In 2016–2017, Save the Children, on behalf of the GADRRRES, with support from the Global Facility for Disaster Reduction and Recovery, conducted a global survey collecting baseline data on national comprehensive school safety policies and programs.

Save the Children developed the survey instrument based on the comprehensive school safety targets and indicators. The targets and indicators are a separate tool to measure progress towards the goals of the CSS Framework. The survey sought feedback from global coalitions, including GADRRRES and the Asia Pacific Coalition for School Safety, and advising academics. The survey consisted of 29, multi-part questions designed to assess national policies related to the enabling environment and the three CSS Framework pillars. The survey also asked respondents to identify facilitators and blockers of policy development and implementation.

Save the Children selected countries in Africa, Latin America, the Caribbean and the Asia-Pacific with a ‘high’ ranking in the 2015 World Risk Report and with whom it, or its partners, had established relationships in the government (Walter, Welle & Birkmann 2015). Save the Children trained consultants in each region to develop context-appropriate data collection methodologies. These methodologies included pre-populating the survey based on:

  • Save the Children staff knowledge
  • information from the Education Sector Snapshot (ESS) for CSS and Education in Emergencies (EiE)
    (if one existed)
  • direct interviews with government officials, especially focal points within ministries of education and the national disaster management organisations.

Seven Pacific Island countries took part in the research; Fiji, Kiribati, Papua New Guinea, Solomon Islands, Tonga, Tuvalu and Vanuatu. In five countries, responsible education sector officials, such as disaster risk reduction focal points within the Ministry of Education or National Disaster Management Organisation, responded to the surveys. In the remaining two, survey responses were provided by Save the Children. To assist, Risk RED was commissioned to identify trends in school safety-related policies.

This paper summarises the findings of the survey to understand school safety policy gaps in the Pacific region and provide insights into how governments might design and strengthen policy approaches to risk reduction and resilience in education sectors.

Respondents completing the survey were doing so as part of their professional capacity and reporting on public policy, not individual behaviour nor personal opinion. As such, the research was exempt from human subjects review (ethics approval). However, good practice in human subjects protection was followed; the names of respondents were not included in the dataset and all data was stored in a secure location.
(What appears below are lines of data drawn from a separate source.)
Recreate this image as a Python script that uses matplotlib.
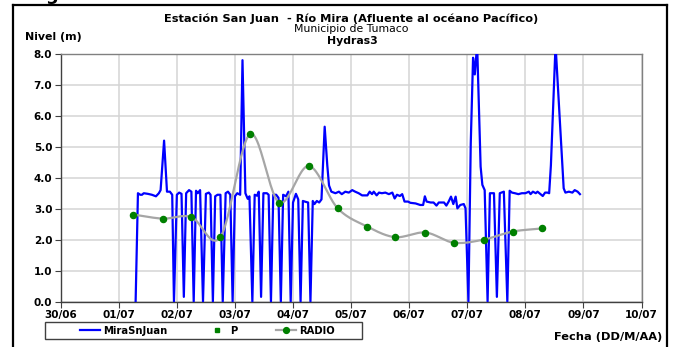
import numpy as np
import matplotlib
matplotlib.use("Agg")
import matplotlib.pyplot as plt
from matplotlib.lines import Line2D
from matplotlib.patches import Rectangle

plt.rcParams['font.family'] = ['DejaVu Sans']

# ---------------- data ----------------
# x values are days after 30/06 (0 = 30/06 00:00)
tick_labels = ["30/06", "01/07", "02/07", "03/07", "04/07", "05/07",
               "06/07", "07/07", "08/07", "09/07", "10/07"]
y_ticks = [0.0, 1.0, 2.0, 3.0, 4.0, 5.0, 6.0, 7.0, 8.0]

mira_t = [1.29, 1.33, 1.37, 1.40, 1.43, 1.50, 1.57, 1.64, 1.69, 1.72, 1.78, 1.83, 1.88, 1.92,
          1.95, 2.00, 2.04, 2.08, 2.12, 2.16, 2.21, 2.25, 2.29, 2.33, 2.36, 2.40,
          2.45, 2.50, 2.55, 2.58, 2.62, 2.66, 2.70, 2.75, 2.79, 2.84, 2.88, 2.92,
          2.96, 3.00, 3.04, 3.09, 3.13, 3.18, 3.22, 3.25, 3.30, 3.34, 3.38, 3.41,
          3.45, 3.49, 3.55, 3.58, 3.62, 3.66, 3.71, 3.75, 3.79, 3.83, 3.88, 3.92,
          3.96, 4.00, 4.05, 4.09, 4.13, 4.17, 4.22, 4.26, 4.30, 4.34, 4.37, 4.41,
          4.45, 4.49, 4.545, 4.59, 4.62, 4.66,
          4.73, 4.79, 4.84, 4.90, 4.96, 5.02, 5.07, 5.13, 5.19, 5.28, 5.32, 5.36,
          5.39, 5.44, 5.48, 5.53, 5.59, 5.65, 5.71, 5.75, 5.79, 5.84, 5.88, 5.92,
          5.98, 6.02, 6.11, 6.19, 6.24, 6.27, 6.30, 6.37, 6.42, 6.47, 6.51, 6.60,
          6.64, 6.68, 6.72, 6.76, 6.80, 6.83, 6.88, 6.94, 6.97,
          7.02, 7.06, 7.10, 7.13, 7.17, 7.23, 7.26, 7.30, 7.35, 7.39, 7.46, 7.51,
          7.56, 7.63, 7.69, 7.73, 7.77, 7.82, 7.88, 7.94, 8.00, 8.06, 8.09, 8.13,
          8.18, 8.21, 8.26, 8.30, 8.34, 8.38, 8.41, 8.44, 8.52, 8.66, 8.69, 8.75,
          8.81, 8.85, 8.90, 8.94]
mira_v = [0.0, 3.50, 3.45, 3.45, 3.50, 3.48, 3.45, 3.40, 3.50, 3.60, 5.20, 3.55, 3.55, 3.45,
          0.0, 3.45, 3.52, 3.48, 0.15, 3.50, 3.60, 3.55, 0.0, 3.58, 3.50, 3.60,
          0.0, 3.48, 3.52, 3.45, 0.0, 3.40, 3.45, 3.45, 0.0, 3.50, 3.55, 3.45,
          0.0, 3.40, 3.50, 3.45, 7.80, 3.50, 3.32, 3.40, 0.0, 3.45, 3.42, 3.55,
          0.15, 3.50, 3.50, 3.45, 0.0, 3.45, 3.45, 3.35, 0.0, 3.45, 3.40, 3.55,
          0.0, 3.20, 3.48, 3.30, 0.0, 3.25, 3.22, 3.20, 0.0, 3.25, 3.15, 3.25,
          3.20, 3.30, 5.65, 4.40, 3.75, 3.55,
          3.50, 3.55, 3.47, 3.55, 3.52, 3.60, 3.55, 3.50, 3.43, 3.43, 3.55, 3.47,
          3.55, 3.43, 3.52, 3.50, 3.52, 3.47, 3.52, 3.33, 3.45, 3.41, 3.47, 3.23,
          3.23, 3.19, 3.17, 3.12, 3.12, 3.40, 3.23, 3.20, 3.20, 3.10, 3.20, 3.20,
          3.10, 3.23, 3.39, 3.15, 3.39, 3.01, 3.12, 3.15, 3.01,
          0.0, 5.10, 7.88, 7.34, 8.30, 4.36, 3.77, 3.60, 0.0, 3.50, 3.50, 0.15,
          3.50, 3.55, 0.0, 3.58, 3.52, 3.50, 3.47, 3.50, 3.50, 3.55, 3.47, 3.55,
          3.50, 3.55, 3.47, 3.41, 3.52, 3.52, 3.50, 4.40, 8.30, 3.66, 3.52, 3.55,
          3.52, 3.60, 3.55, 3.47]

p_t = []
p_v = []

radio_t = [1.25, 1.76, 2.25, 2.75, 3.26, 3.76, 4.27, 4.77, 5.28, 5.76, 6.28, 6.77, 7.28, 7.78, 8.28]
radio_v = [2.81, 2.68, 2.73, 2.08, 5.41, 3.20, 4.38, 3.01, 2.42, 2.08, 2.23, 1.90, 2.00, 2.26, 2.36]


def catmull_rom(xs, ys, n=24):
    xs = np.asarray(xs, float)
    ys = np.asarray(ys, float)
    px = np.concatenate([[2 * xs[0] - xs[1]], xs, [2 * xs[-1] - xs[-2]]])
    py = np.concatenate([[2 * ys[0] - ys[1]], ys, [2 * ys[-1] - ys[-2]]])
    ox, oy = [], []
    for i in range(1, len(px) - 2):
        t = np.linspace(0, 1, n, endpoint=False)
        for arr, out in ((px, ox), (py, oy)):
            p0, p1, p2, p3 = arr[i - 1], arr[i], arr[i + 1], arr[i + 2]
            out.extend(0.5 * ((2 * p1) + (-p0 + p2) * t +
                              (2 * p0 - 5 * p1 + 4 * p2 - p3) * t ** 2 +
                              (-p0 + 3 * p1 - 3 * p2 + p3) * t ** 3))
    ox.append(xs[-1])
    oy.append(ys[-1])
    return np.array(ox), np.array(oy)


# ---------------- figure ----------------
W, H = 674, 347
fig = plt.figure(figsize=(W / 100, H / 100), dpi=100)
ax = fig.add_axes([60.7 / W, 1 - 301.5 / H, (641.5 - 60.7) / W, (301.5 - 54) / H])

ax.set_xlim(0, 10)
ax.set_ylim(0, 8)
ax.set_xticks(range(len(tick_labels)))
ax.set_xticklabels(tick_labels)
ax.set_yticks(y_ticks)
ax.set_yticklabels([f"{v:.1f}" for v in y_ticks])
ax.grid(True, color="#d4d4d4", linewidth=1.1)
ax.set_axisbelow(True)
for s in ax.spines.values():
    s.set_color("#808080")
    s.set_linewidth(1.0)
ax.spines['bottom'].set_color("#404040")
ax.spines['left'].set_color("#404040")
ax.tick_params(direction='out', length=4, width=0.8, color="#404040", pad=2,
               labelsize=7.5)
for lab in ax.get_xticklabels() + ax.get_yticklabels():
    lab.set_fontweight('bold')

ax.plot(mira_t, mira_v, color="#0000ff", linewidth=1.6, label="MiraSnJuan", zorder=3)
ax.plot(p_t, p_v, linestyle='none', marker='s', markersize=2.5, color="#008000", label="P")
sx, sy = catmull_rom(radio_t, radio_v)
ax.plot(sx, sy, color="#a6a6a6", linewidth=1.6, zorder=4)
ax.plot(radio_t, radio_v, linestyle='none', marker='o', markersize=4.4,
        color="#008000", zorder=5)
radio_handle = Line2D([], [], color="#a6a6a6", linewidth=1.6, marker='o',
                      markersize=4.2, markerfacecolor="#008000", markeredgecolor="#008000")
mira_handle = Line2D([], [], color="#0000ff", linewidth=1.6)
p_handle = Line2D([], [], linestyle='none', marker='s', markersize=2.2, color="#008000")

# titles
fig.text(351.5 / W, 1 - 18.3 / H, "Estación San Juan  - Río Mira (Afluente al océano Pacífico)",
         ha='center', va='center', fontsize=8.2, fontweight='bold')
fig.text(351.5 / W, 1 - 29.0 / H, "Municipio de Tumaco", ha='center', va='center', fontsize=7.8)
fig.text(352 / W, 1 - 41.0 / H, "Hydras3", ha='center', va='center', fontsize=7.8,
         fontweight='bold')
fig.text(25 / W, 1 - 37.3 / H, "Nivel (m)", ha='left', va='center', fontsize=7.9,
         fontweight='bold')
fig.text(662 / W, 1 - 336.7 / H, "Fecha (DD/M/AA)", ha='right', va='center', fontsize=8.2,
         fontweight='bold')
fig.text(52 / W, 1 - 0.2 / H, "g", ha='center', va='baseline', fontsize=13, fontweight='bold')

leg = fig.legend([mira_handle, p_handle, radio_handle], ["MiraSnJuan", "P", "RADIO"],
                 loc='center', bbox_to_anchor=((45 + 362) / 2 / W + 0.006, 1 - 330.5 / H),
                 ncol=3, frameon=False, handlelength=2.0,
                 handletextpad=0.3, columnspacing=3.9, borderpad=0.35,
                 prop={'weight': 'bold', 'size': 7.2})
fig.add_artist(Rectangle((45 / W, 1 - 339 / H), (362 - 45) / W, (339 - 321.7) / H,
                         transform=fig.transFigure, fill=False, edgecolor="#404040",
                         linewidth=1.0))

# outer frame
for xs, ys in (([13.3, 13.3], [347, 5]), ([13.3, 667.3], [5, 5]), ([667.3, 667.3], [5, 347])):
    fig.add_artist(Line2D([x / W for x in xs], [1 - y / H for y in ys],
                          color="black", linewidth=1.6, transform=fig.transFigure))

fig.savefig("out.png", dpi=100)
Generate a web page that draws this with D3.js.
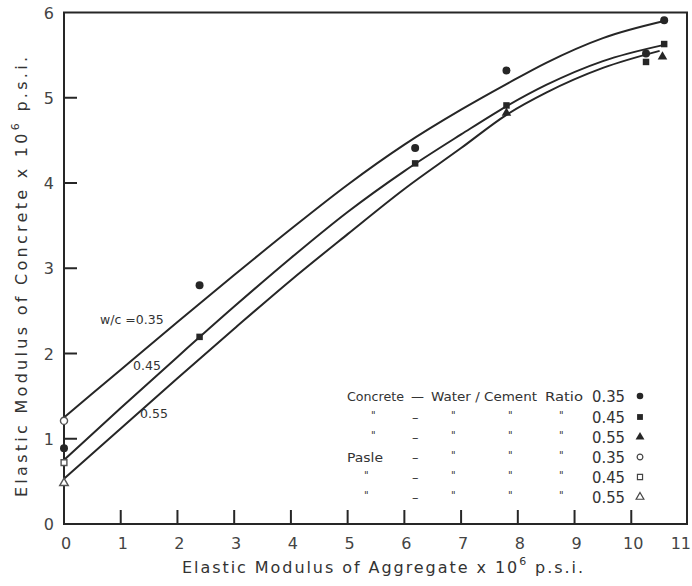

There were limitations in respondent familiarity with relevant policies and data gaps. There was also limited access to definitive policy documents. Thus, these data are indicative rather than conclusive. The survey covered the seven most populous Pacific Island countries and more than 90 per cent of the population of the small island states. However, it does not cover the nine least populous countries and two territories of the Cook Islands, the Federated States of Micronesia, French Polynesia, the Independent State of Samoa, the Republic of Nauru, the Republic of the Marshall Islands, New Caledonia, Niue, the Republic of Palau, Tokelau and the Territory of Wallis and Futuna Islands.

School safety policy themes in the Pacific

The survey showed that Pacific Island countries are performing well and that some countries could improve. Governments and advocates may use this information to improve or scale-up current policies or develop new policies.

Disaster risk reduction and education policies integration

High rates of emergency and disaster management policies across the Pacific region point to the successful achievements of the Hyogo Framework for Action 2005–2015 (UNDRR 2005) as well as growing awareness by governments of the need for plans and policies addressing risks associated with emergencies and disasters. While all organisations surveyed had emergency response and disaster management policies in place, most policies were not fully integrated with the education sector.

Four countries had emergency and disaster management policies that referred to the education sector but only in the form of a single section or paragraph. Additionally, their education policies did not always incorporate school safety in a systematic way. Responses from five countries indicated they had education sector disaster management policies, EiE policies, or both. Yet, when asked what policy content countries covered in these policies, gaps emerged (see Table 1). Survey questions relating to ‘response preparedness’ and ‘educational continuity planning’ were addressed by the majority of responding countries. Concepts of ‘the role of students and youth’, ‘standard operating procedures for disasters and emergencies’ or systematic ‘teacher training/professional development’ in school safety were addressed by very few. Notably, Papua New Guinea covered all policy topics listed in the survey.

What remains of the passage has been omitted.